The Agora is astonishingly affordable, especially when you consider it has a 10-inch screen – three inches more than the Nexus 7. It runs Android 4.0 Ice Cream Sandwich without any manufacturer adornment on top, which we like, plus front and rear cameras and 8GB of storage space (which can be bolstered by up to 32GB thanks to the microSD slot). The 1GHz ARM processor isn’t up to the standards of the Nexus’ quad-core Tegra 3 CPU, though, so don’t expect a speedy, lag-free experience – and multitasking isn’t recommended. Definitely good value for money, but the speed of the Nexus 7 means it’s still the one we’d rather own.
Amazon Kindle Fire
US$200 (£130), Amazon
Yes, we know it’s not on sale in the UK, but if you happen to be Stateside you can pick this 7-inch tablet for a song. We ran the rule over the Fire last year (read our review) and liked it, but the Nexus has more storage space (16GB as opposed to 8GB) and a higher resolution screen; the Fire doesn’t even have a camera or GPS. We’d bet our bottom dollar, however, on the second generation Fire (or Fires) being a lot better – and we expect news of that soon.
Andy Pad Pro
£179, Andy Pad
The Andy Pad Pro quite impressed us when it was launch in 2011, thanks to its decent specs (16GB of storage, two cameras) and swift performance – but up against the Nexus 7 it comes out pretty poorly.
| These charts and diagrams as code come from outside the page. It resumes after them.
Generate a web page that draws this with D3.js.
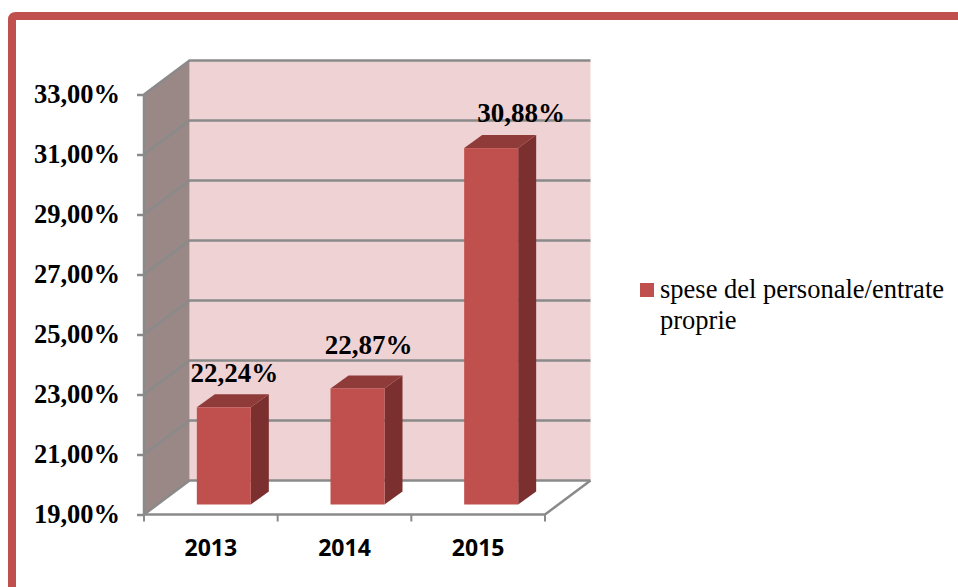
<!DOCTYPE html>
<html>
<head>
<meta charset="utf-8">
<script src="https://cdn.jsdelivr.net/npm/d3@7"></script>
<style>
  html, body { margin: 0; padding: 0; background: #fff; }
  svg { display: block; }
</style>
</head>
<body>
<svg class="chart" width="958" height="587"></svg>
<script>
const years = ['2013', '2014', '2015'];
const speseValues = [22.24, 22.87, 30.88];
const yTicks = [19, 21, 23, 25, 27, 29, 31, 33];
const gridValues = [21, 23, 25, 27, 29, 31];
const legendLines = ['spese del personale/entrate', 'proprie'];

const svg = d3.select('svg.chart');
const RED = '#c0504d';
const GREY = '#8a8a8a';
const serif = '"Liberation Serif", serif';

// 3d offset of the back wall and of the bars front face
const depth = { dx: 45.5, dy: -34 };
const barFront = { dx: 13, dy: -10 };
const barDepth = { dx: 18, dy: -13 };
const barWidth = 54;

const x = d3.scaleBand().domain(years).range([144, 545]);
const y = d3.scaleLinear().domain([19, 33]).range([514.5, 94.5]);
const line = d3.line();

// frame, open at right and bottom
svg.append('path')
  .attr('d', 'M12,587 V20 Q12,16 16,16 H958')
  .attr('fill', 'none')
  .attr('stroke', RED)
  .attr('stroke-width', 8);

// back wall
svg.append('rect')
  .attr('x', 144 + depth.dx)
  .attr('y', y(33) + depth.dy)
  .attr('width', 545 - 144)
  .attr('height', y(19) - y(33))
  .attr('fill', '#efd3d4');

// side wall
svg.append('path')
  .attr('d', line([
    [144, y(33)], [144 + depth.dx, y(33) + depth.dy],
    [144 + depth.dx, y(19) + depth.dy], [144, y(19)]
  ]) + 'Z')
  .attr('fill', '#9a8887');

// grid lines on side and back wall
const gridG = svg.append('g')
  .attr('fill', 'none')
  .attr('stroke', GREY)
  .attr('stroke-width', 2.5);

gridG.selectAll('path.grid')
  .data(gridValues.concat([19, 33]))
  .enter()
  .append('path')
  .classed('grid', true)
  .attr('d', d => line([
    [144, y(d)],
    [144 + depth.dx, y(d) + depth.dy],
    [545 + depth.dx, y(d) + depth.dy]
  ]));

// floor right edge
gridG.append('path')
  .attr('d', line([[545, y(19)], [545 + depth.dx, y(19) + depth.dy]]));

// axes
const yAxis = svg.append('g')
  .attr('transform', 'translate(144,0)')
  .call(d3.axisLeft(y)
    .tickValues(yTicks)
    .tickSize(7)
    .tickPadding(17)
    .tickFormat(d => d3.format('.2f')(d).replace('.', ',') + '%'));

yAxis.selectAll('line, path').attr('stroke', GREY).attr('stroke-width', 2.5);
yAxis.select('path').attr('d', 'M0,' + y(33) + 'V' + y(19));
yAxis.selectAll('text')
  .attr('fill', '#000')
  .style('font', 'bold 26.5px ' + serif);

const xAxis = svg.append('g')
  .attr('transform', 'translate(0,' + y(19) + ')')
  .call(d3.axisBottom(x).tickSize(0).tickPadding(25));

xAxis.select('path').attr('stroke', GREY).attr('stroke-width', 2.5).attr('d', 'M144,0H545');
xAxis.selectAll('text')
  .attr('fill', '#000')
  .style('font', 'bold 23px "Open Sans", sans-serif');

// category boundary ticks
xAxis.selectAll('line.boundary')
  .data(d3.range(years.length + 1))
  .enter()
  .append('line')
  .classed('boundary', true)
  .attr('x1', i => 144 + i * x.step())
  .attr('x2', i => 144 + i * x.step())
  .attr('y1', 0)
  .attr('y2', 7)
  .attr('stroke', GREY)
  .attr('stroke-width', 2);

// bars: side, top, front
const bars = svg.selectAll('g.bar')
  .data(years.map((year, i) => ({ year: year, value: speseValues[i] })))
  .enter()
  .append('g')
  .classed('bar', true);

function barLeft(d) {
  return x(d.year) + x.bandwidth() / 2 - barWidth / 2 + barFront.dx;
}
function barTop(d) {
  return y(d.value) + barFront.dy;
}
function barBottom() {
  return y(19) + barFront.dy;
}

bars.append('path')
  .attr('fill', '#7b302f')
  .attr('d', d => {
    const r = barLeft(d) + barWidth;
    return line([
      [r, barTop(d)], [r + barDepth.dx, barTop(d) + barDepth.dy],
      [r + barDepth.dx, barBottom() + barDepth.dy], [r, barBottom()]
    ]) + 'Z';
  });

bars.append('path')
  .attr('fill', '#8f3b39')
  .attr('d', d => {
    const l = barLeft(d);
    return line([
      [l, barTop(d)], [l + barDepth.dx, barTop(d) + barDepth.dy],
      [l + barWidth + barDepth.dx, barTop(d) + barDepth.dy], [l + barWidth, barTop(d)]
    ]) + 'Z';
  });

bars.append('rect')
  .attr('fill', RED)
  .attr('x', barLeft)
  .attr('y', barTop)
  .attr('width', barWidth)
  .attr('height', d => barBottom() - barTop(d));

// data labels were moved by hand in the original
const labelNudge = { '2013': [10.5, -25], '2014': [11, -34], '2015': [30, -26] };

bars.append('text')
  .attr('x', d => barLeft(d) + barWidth / 2 + labelNudge[d.year][0])
  .attr('y', d => barTop(d) + labelNudge[d.year][1])
  .attr('text-anchor', 'middle')
  .attr('fill', '#000')
  .style('font', 'bold 27px ' + serif)
  .text(d => d3.format('.2f')(d.value).replace('.', ',') + '%');

// legend
svg.append('rect')
  .attr('x', 640)
  .attr('y', 283)
  .attr('width', 14)
  .attr('height', 14)
  .attr('fill', RED);

svg.selectAll('text.legend')
  .data(legendLines)
  .enter()
  .append('text')
  .classed('legend', true)
  .attr('x', 660)
  .attr('y', (d, i) => 298 + i * 31)
  .attr('fill', '#000')
  .style('font', '26.5px ' + serif)
  .text(d => d);
</script>
</body>
</html>
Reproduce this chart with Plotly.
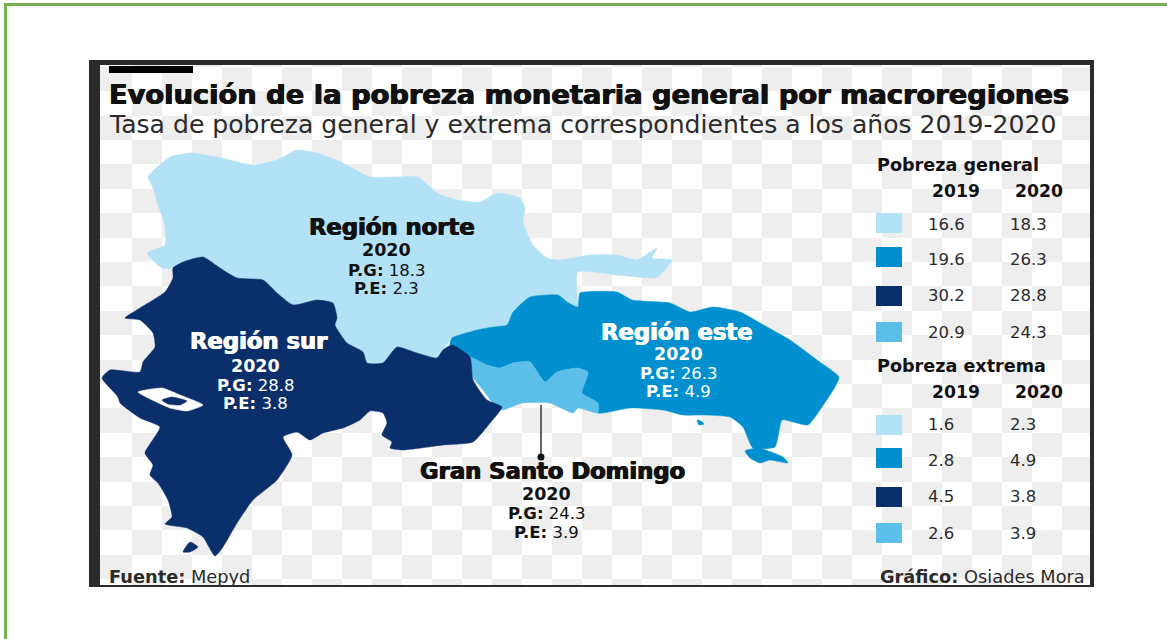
import numpy as np
import plotly.graph_objects as go

W, H = 1167, 639

# ---- chart values ----
regions = ["Región norte", "Región este", "Región sur", "Gran Santo Domingo"]
pg_2019 = [16.6, 19.6, 30.2, 20.9]
pg_2020 = [18.3, 26.3, 28.8, 24.3]
pe_2019 = [1.6, 2.8, 4.5, 2.6]
pe_2020 = [2.3, 4.9, 3.8, 3.9]
region_colors = ["#b3e2f7", "#0090cf", "#0a2f6b", "#5bbfe9"]
title = "Evolución de la pobreza monetaria general por macroregiones"
subtitle = "Tasa de pobreza general y extrema correspondientes a los años 2019-2020"

# ---- map outlines ----
norte_x = [148,170,190,217,253,277,297,317,343,370,397,418,437,457,480,497,520,525,523,533,547,560,590,617,637,657,652,672,658,650,617,578,577,578,567,558,530,513,507,493,477,452,443,437,417,397,383,367,363,347,335,337,333,317,293,277,263,237,220,203,183,173,162,147,165,165,158,153]
norte_y = [177,157,153,157,165,160,150,153,163,177,177,177,193,200,202,193,198,208,222,245,258,260,255,255,260,248,258,260,277,278,275,272,295,307,302,295,297,312,325,327,330,338,350,358,353,347,363,363,352,343,325,318,303,300,305,293,280,278,268,257,262,268,268,253,245,225,205,188]
sur_x = [203,220,237,263,277,293,317,333,337,335,347,363,367,383,397,417,437,443,452,470,473,487,502,490,473,443,403,390,392,382,387,383,370,360,343,323,310,297,283,292,277,253,237,223,215,203,187,165,172,168,158,150,153,145,160,140,120,118,102,110,140,143,155,153,140,125,140,165,173,173,183]
sur_y = [257,268,278,280,293,305,300,303,318,325,343,352,363,363,347,353,358,350,345,357,380,400,407,423,442,445,450,448,442,435,423,413,411,420,428,433,440,432,437,455,480,500,523,547,556,537,528,524,517,500,483,475,465,453,427,418,403,397,378,370,372,362,347,333,320,318,308,292,278,268,262]
este_x = [452,477,493,507,513,530,558,567,578,580,617,632,670,690,713,740,767,790,817,839,835,820,808,793,782,775,753,743,730,703,683,663,630,598,598,582,588,577,557,545,530,513,500,487,470,450]
este_y = [338,330,327,325,312,297,295,302,307,293,292,300,303,312,307,312,327,340,360,377,387,410,425,422,420,447,448,427,417,415,415,410,408,413,403,393,372,368,372,382,362,363,368,365,357,345]
sd_x = [470,487,500,513,530,545,557,577,588,582,598,598,578,573,550,522,502,493,483,473]
sd_y = [357,365,368,363,362,382,372,368,372,393,403,413,408,413,403,403,410,403,390,377]
lake_x = [138,162,180,203,187,170,148]
lake_y = [392,388,395,405,411,408,398]
lake_island_x = [162,172,187,180,168]
lake_island_y = [400,397,401,405,404]
beata_x = [183,190,198,190]
beata_y = [552,542,547,552]
islet_x = [697,701,704,699]
islet_y = [420,421,424,425]
saona_x = [745,758,783,788,770,760,750]
saona_y = [451,448,457,463,460,463,458]

GRAY = "#eeeeee"
DARK = "#2b2b2b"
GREEN = "#76b150"
FONT = "DejaVu Sans"
INK = "#111111"
SOFT = "#2b2b2b"

fig = go.Figure()

# checker backdrop, clipped to the frame
xe = np.r_[100, 102 + 30 * np.arange(1, 33), 1091]
ye = np.r_[65, 140 + 24.4 * np.arange(-3, 19), 585]
z = np.add.outer(np.arange(len(ye) - 1), np.arange(len(xe) - 1)) % 2
fig.add_trace(go.Heatmap(x=xe, y=ye, z=z, zmin=0, zmax=1, showscale=False, hoverinfo="skip",
                         colorscale=[[0, "#ffffff"], [1, GRAY]]))


def poly(xs, ys, color, smooth=0.5):
    fig.add_trace(go.Scatter(x=xs + xs[:1], y=ys + ys[:1], mode="lines", fill="toself",
                             fillcolor=color, hoverinfo="skip",
                             line=dict(color=color, width=0.5, shape="spline", smoothing=smooth)))


poly(norte_x, norte_y, region_colors[0])
poly(este_x, este_y, region_colors[1])
poly(sd_x, sd_y, region_colors[3])
poly(sur_x, sur_y, region_colors[2])
poly(lake_x, lake_y, "#ffffff")
poly(lake_island_x, lake_island_y, region_colors[2])
poly(beata_x, beata_y, region_colors[2])
poly(islet_x, islet_y, region_colors[1])
poly(saona_x, saona_y, region_colors[1])

# leader line
fig.add_trace(go.Scatter(x=[541, 541], y=[405, 457], mode="lines", line=dict(color="#666666", width=2), hoverinfo="skip"))
fig.add_trace(go.Scatter(x=[541], y=[457], mode="markers", marker=dict(color=INK, size=7), hoverinfo="skip"))


def txt(x, y, s, size, color=INK, anchor="center", heavy=False):
    f = dict(size=size, color=color, family=FONT)
    if heavy:
        f["shadow"] = f"0.6px 0 0 {color}, -0.6px 0 0 {color}"
    shift = {"left": -2, "right": 2, "center": 0}[anchor]
    fig.add_annotation(x=x + shift, y=y, text=s, showarrow=False, xanchor=anchor, yanchor="middle",
                       font=f, xref="x", yref="y")


# titles
txt(109, 94, f"<b>{title}</b>", 27.3, INK, "left", True)
txt(109, 124, subtitle, 25.1, SOFT, "left")

# region labels
label_pos = [
    dict(cx=392, ys=[227, 250, 270, 288], color=INK, dx=-6),
    dict(cx=677, ys=[332, 354, 373, 391], color="#ffffff", dx=1),
    dict(cx=259, ys=[341, 366, 385, 403], color="#ffffff", dx=-4),
    dict(cx=552, ys=[471, 494, 513, 532], color=INK, dx=-6),
]
for i, r in enumerate(regions):
    p = label_pos[i]
    c, ys = p["cx"], p["ys"]
    txt(c, ys[0], f"<b>{r}</b>", 22.7, p["color"], heavy=True)
    txt(c + p["dx"], ys[1], "<b>2020</b>", 17.5, p["color"])
    txt(c + p["dx"], ys[2], f"<b>P.G:</b> {pg_2020[i]}", 16.5, p["color"])
    txt(c + p["dx"], ys[3], f"<b>P.E:</b> {pe_2020[i]}", 16.5, p["color"])

# legend tables
txt(877, 165, "<b>Pobreza general</b>", 17.6, anchor="left")
txt(956, 191, "<b>2019</b>", 17.2)
txt(1039, 191, "<b>2020</b>", 17.2)
txt(877, 366, "<b>Pobreza extrema</b>", 17.6, anchor="left")
txt(956, 392, "<b>2019</b>", 17.2)
txt(1039, 392, "<b>2020</b>", 17.2)

swatch_top_g = [213, 247, 286, 322]
swatch_top_e = [415, 448, 487, 523]
row_g = [224, 259, 295, 332]
row_e = [424, 460, 496, 533]
shapes = []
for i in range(4):
    for top in (swatch_top_g[i], swatch_top_e[i]):
        shapes.append(dict(type="rect", x0=876, x1=902, y0=top, y1=top + 20, xref="x", yref="y",
                           fillcolor=region_colors[i], line=dict(width=0), layer="above"))
    txt(928, row_g[i], f"{pg_2019[i]}", 16.5, SOFT, "left")
    txt(1010, row_g[i], f"{pg_2020[i]}", 16.5, SOFT, "left")
    txt(928, row_e[i], f"{pe_2019[i]}", 16.5, SOFT, "left")
    txt(1010, row_e[i], f"{pe_2020[i]}", 16.5, SOFT, "left")

# footers
txt(109, 576, "<b>Fuente:</b> Mepyd", 17.8, SOFT, "left")
txt(1085, 576, "<b>Gráfico:</b> Osiades Mora", 17.8, SOFT, "right")

# frame, bar, outer border
for x0, y0, x1, y1 in [(89, 60, 1094, 65), (89, 60, 100, 587), (1090, 60, 1094, 587), (89, 585, 1094, 587)]:
    shapes.append(dict(type="rect", x0=x0, x1=x1, y0=y0, y1=y1, fillcolor=DARK, line=dict(width=0), layer="above"))
shapes.append(dict(type="rect", x0=109, x1=193, y0=66, y1=73, fillcolor="#000000", line=dict(width=0), layer="above"))
shapes.append(dict(type="rect", x0=4, x1=W, y0=3, y1=6, fillcolor=GREEN, line=dict(width=0), layer="above"))
shapes.append(dict(type="rect", x0=4, x1=7, y0=3, y1=H, fillcolor=GREEN, line=dict(width=0), layer="above"))

fig.update_layout(
    width=W, height=H, margin=dict(l=0, r=0, t=0, b=0), showlegend=False,
    plot_bgcolor="#ffffff", paper_bgcolor="#ffffff", shapes=shapes,
    xaxis=dict(range=[0, W], visible=False, fixedrange=True),
    yaxis=dict(range=[H, 0], visible=False, fixedrange=True),
)
fig.write_html("out.html", include_plotlyjs=True, config={"displayModeBar": False},
               post_script="document.body.style.margin='0';document.body.style.overflow='hidden';")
It still runs Android 2.3 and costs £179, leaving it looking dangerously out of date and overpriced.
US$149 (£95), Ainovo
The 8GB Paladin is just US$89, but the $60 postage fee ups that significantly – and yet it’s still the cheapest model here. Don’t expect blistering performance compared to the Nexus 7 – the CPU is a single-core 1GHz number – and the 7-inch screen has a resolution of just 800 x 480. There’s a microSD slot to boost the storage by up to 32GB. The Paladin is ideal if you need a tablet under £100, but the Nexus 7 is leagues ahead in every other respect.